On Monday, I mentioned an industry-supported climate change initiative in Rwanda involving Thanksgiving Coffee. Today, I want to share a bit about another industry-supported climate change project called Coffee Under Pressure: Climate Change and Adaptation in Mesoamerica (or CUP for short). CUP is funded by Green Mountain Coffee Roasters and led by CIAT (the International Center for Tropical Agriculture). We are partnering with CIAT here on the ground in Mexico and Central America to implement CUP and help farmers adapt to the impacts of climate change. We hope this modest project can show a way forward in the ongoing search for cost-effective, scalable ways to bring actionable climate change research to smallholder farmers.
CUP is helping smallholder farmers — a group that generally does not have ready access to the latest science on climate change — get a better sense of just how vulnerable they and their coffee are to the likely impacts of climate change, and to begin to identify practices that will reduce their vulnerability.
While we all understand the concept of vulnerability generally, in this context we think of a family’s vulnerability as the combination of three factors: exposure, sensitivity and coping capacity. The very scientific formula might look something like this:
vulnerability = (exposure * sensitivity)/coping capacity
(CIAT has some very talented and qualified people working to actually create a workable equation that will generate a vulnerability coefficient.
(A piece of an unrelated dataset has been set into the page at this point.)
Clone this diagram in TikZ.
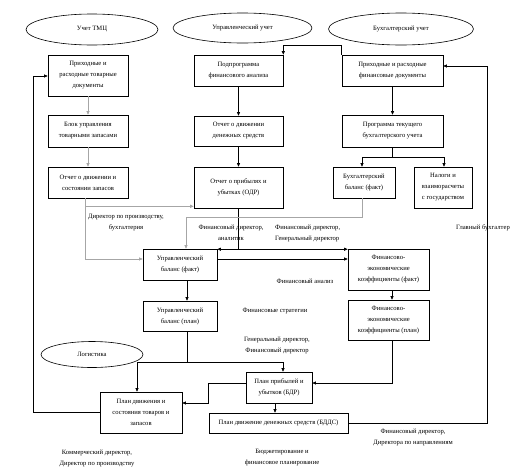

This formula is my social-sciences take on the basic concept behind the real science. If there are any real scientists in the house, please feel free to amplify and/or correct the “climate-change-for-dummies” notation above.)
- Exposure. This is a measure of the impacts of climate change in a specific geography. It reflects bioclimatic variables. Essentially, the degree to which temperature and rainfall and other climatic variables will vary into the future as a result of climate change depends very much on where you live. We are lucky to work with CIAT’s superstar Peter Laderach on this aspect of the project — Peter has done extensive research on the determinants of coffee quality and the impacts of climate change on coffee productivity and quality. (The current findings are not encouraging.) He will be using climate change models under CUP to generate maps of the communities where we are working in our CAFE Livelihoods project that will illustrate the impacts of climate change by 2020 and 2050 on the “suitability” (quantity and quality) of coffee.
- Sensitivity. This is primarily a measure of the farm system and a farmer’s livelihood strategy — the degree to which current agricultural practices and economic activities put a family at risk of given its level of exposure. For instance, a total dependence for income on sun-grown coffee would make a family very sensitive, indeed, to any exposure to the adverse impacts of climate change. The family down the road, however, with rustic shade-grown coffee intercropped with fruit trees on a highly diversified farm that produces a significant percentage of the diverse and nutritious food it eats, would be less sensitive to the same exposure as its neighbor. CUP is working now to assess the sensitivity of farming systems and identify leading “alternative” crops — basically everything a farmer grows for consumption or the market that is not coffee. CUP’s maps will also illustrate the expected impacts of climate change on up to 30 alternative crops so that farmers can make informed decisions into the future about what to plant in addition to coffee to reduce the sensitivity of their farm systems and livelihood strategies.
- Coping capacity. This is the sum total of all the resources that families can effectively bring to bear to reduce their vulnerability to climate change: a large, diverse, well-managed farm (natural capital), rainwater harvesting systems (physical capital), their own smarts (human capital), their families, friends and neighbors (social capital), etc. CUP will deliver the results of its analyses of exposure and sensitivity to farming communities and help them identify the local assets and adaptation activities that will improve their coping capacity and reduce their vulnerability to climate change.
To date, we have georeferenced the farms of several thousand of the 7,100 farmers participating in CAFE Livelihoods, and continue to capture that data as we move steadily forward. CIAT, meantime, has conducted field surveys of current farming practices to assess the sensitivity of participating farmers to climate change and advanced in its work to refine the concept of vulnerability. We plan by mid-2010 to begin meetings with farmers to discuss adaptation strategies.
I will be offering periodic “CUPdates” on the project’s progress in the months ahead.